I emptied the vegetable drawer on this one, even using the last of some pickled onions I had sitting in a jar for the past few months.
Recipe: Last Gasp of Summer Salad
There really isn’t a recipe for the salad, per se, but here is what I did:
I spooned a few tablespoons of caramelized onions onto two plates. I always caramelize my last few onions in the bag before they sprout. They are great to have on hand for sandwiches, sauces, salads — you name it.
I added the oven-roasted peaches and tomatoes (quartered) that I seasoned with salt, olive oil and herbes de Provence and roasted at 225 degrees for 4 to 5 hours, then cooled.
Then I added:
crumbled feta
extra virgin olive oil
Calabrian chili oil (You can use minced Calabrian peppers or any hot pepper.)
sliced olives
sliced jalapeños
mint leaves and flowers (Hey, they only flower for a week, so if you grow mint you should use them!)

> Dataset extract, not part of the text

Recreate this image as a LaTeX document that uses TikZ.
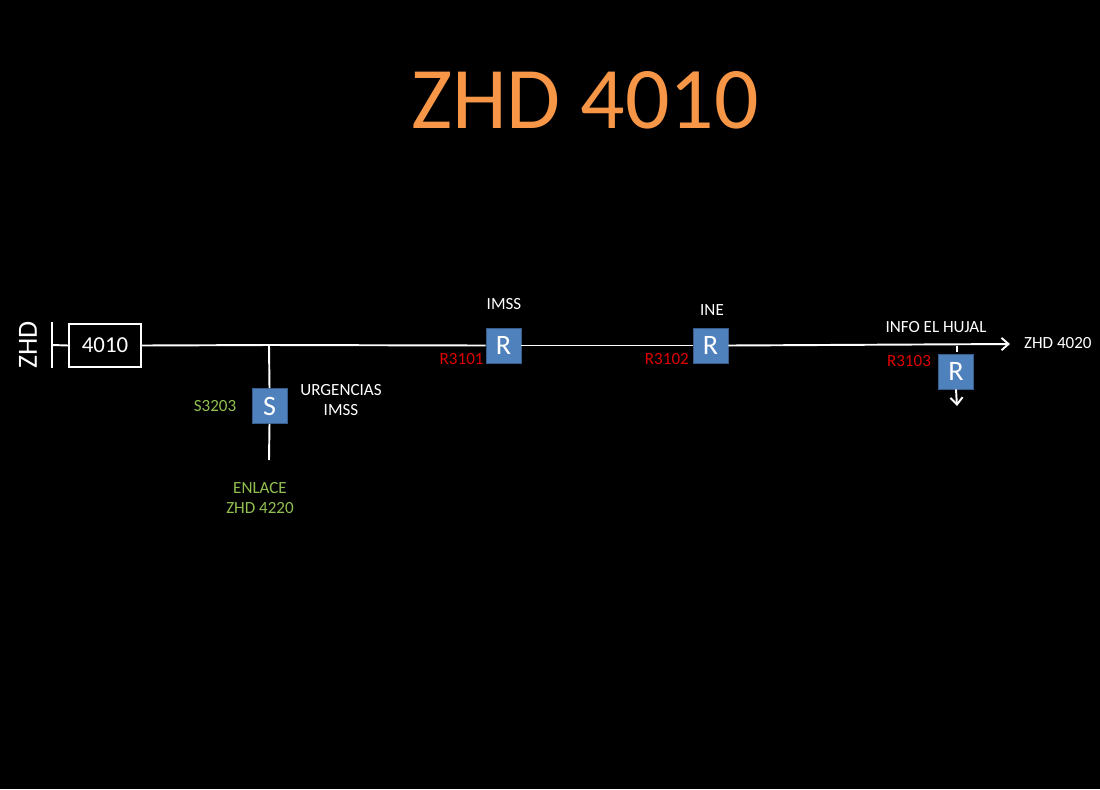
\documentclass[tikz,border=0pt]{standalone}
\usepackage{fontspec}
\setmainfont{Carlito}
\usetikzlibrary{arrows.meta, positioning}
\definecolor{titleorange}{HTML}{F79646}
\definecolor{boxblue}{HTML}{4F81BD}
\definecolor{boxedge}{HTML}{385D8A}
\definecolor{labgreen}{HTML}{92C050}
\definecolor{labred}{HTML}{E00000}
\tikzset{
    feeder/.style = {draw=white, line width=1.1pt},
    switchbox/.style = {rectangle, minimum size=0.7cm, inner sep=0pt, draw=boxedge, fill=boxblue, text=white, font=\fontsize{16}{16}\selectfont},
    subbox/.style = {rectangle, minimum width=1.44cm, minimum height=0.86cm, draw=white, line width=0.8pt, text=white, font=\fontsize{13}{13}\selectfont},
    tag/.style = {text=white, font=\fontsize{9.7}{11.5}\selectfont, align=center, inner sep=1pt},
    redtag/.style = {tag, text=labred},
    greentag/.style = {tag, text=labgreen},
    arrow/.style = {feeder, -{Straight Barb[length=4pt, width=7pt]}}
}
\begin{document}
\begin{tikzpicture}[x=0.02cm, y=-0.02cm]
\fill[black] (0,0) rectangle (1100,789);
\useasboundingbox (0,0) rectangle (1100,789);

\node (title) [text=titleorange, font=\fontsize{50}{50}\selectfont] at (585,100) {ZHD 4010};

% subestacion
\node (zhd) [text=white, rotate=90, font=\fontsize{15.8}{15.8}\selectfont] at (28,345) {ZHD};
\coordinate (bartop) at (52,322);
\coordinate (barbot) at (52,368);
\node (sub) [subbox] at (105,345.5) {4010};
\draw [feeder] (bartop) -- (barbot);
\draw [feeder] (52,345) -- (sub.west);

% troncal
\coordinate (tap) at (269,345);
\coordinate (tail) at (1010,344);
\node (r1) [switchbox] at (503.5,345.5) {R};
\node (r2) [switchbox] at (710.5,345.5) {R};
\draw [feeder] (sub.east) -- (tap) -- (r1.west);
\draw [feeder] (r1.east) -- (r2.west);
\draw [arrow] (r2.east) -- (tail);
\node (zhd4020) [tag, anchor=west] at (1022,343) {ZHD 4020};
\node (imss) [tag] at (504,304) {IMSS};
\node (ine) [tag] at (712,310) {INE};
\node (r3101) [redtag, anchor=east] at (r1.south west) [yshift=2.5pt] {R3101};
\node (r3102) [redtag, anchor=east] at (r2.south west) [yshift=2.5pt, xshift=-1pt] {R3102};

% ramal seccionador
\node (s1) [switchbox] at (269.5,406) {S};
\coordinate (enlace) at (269,460);
\draw [feeder] (tap) -- (s1.north);
\draw [feeder] (s1.south) -- (enlace);
\node (s3203) [greentag] at (215,406) {S3203};
\node (urg) [tag] at (341,400) {URGENCIAS\\IMSS};
\node (zhd4220) [greentag] at (260,498) {ENLACE\\ZHD 4220};

% derivacion info el hujal
\node (hujal) [tag] at (936,327) {INFO EL HUJAL};
\coordinate (drop) at (957,345);
\node (r3) [switchbox] at (956,371.5) {R};
\coordinate (out) at (957,406);
\draw [feeder] (957,346) -- (957,352);
\draw [arrow] (r3.south) -- (out);
\node (r3103) [redtag] at (909,361) {R3103};
\end{tikzpicture}
\end{document}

little cubes of bread cooked/toasted in olive oil and grated Reggiano parmesan (I use these ALL the time for soups and salads; you need to try them.)
some herbs, salt and pepper
real aged balsamic vinegar (Use a good one here. It marries so well with the peaches but just a whisper of the stuff. Here is a good example of three versions. I used a different brand, 25 years old. But the 12-year-old would be fine, or the more basic version; just make sure it’s real balsamic vinegar of Modena, DOP.)
What would also work great:
pickled grapes
anchovies, really good Spanish ones from the Cantabrian Sea
fresh basil
grilled eggplant
julienne roasted red peppers
grilled scallions
That’s it. A perfect lunch or dinner salad, and it’s even better when you make a big platter of it paired with a roast chicken as an easy weeknight dinner.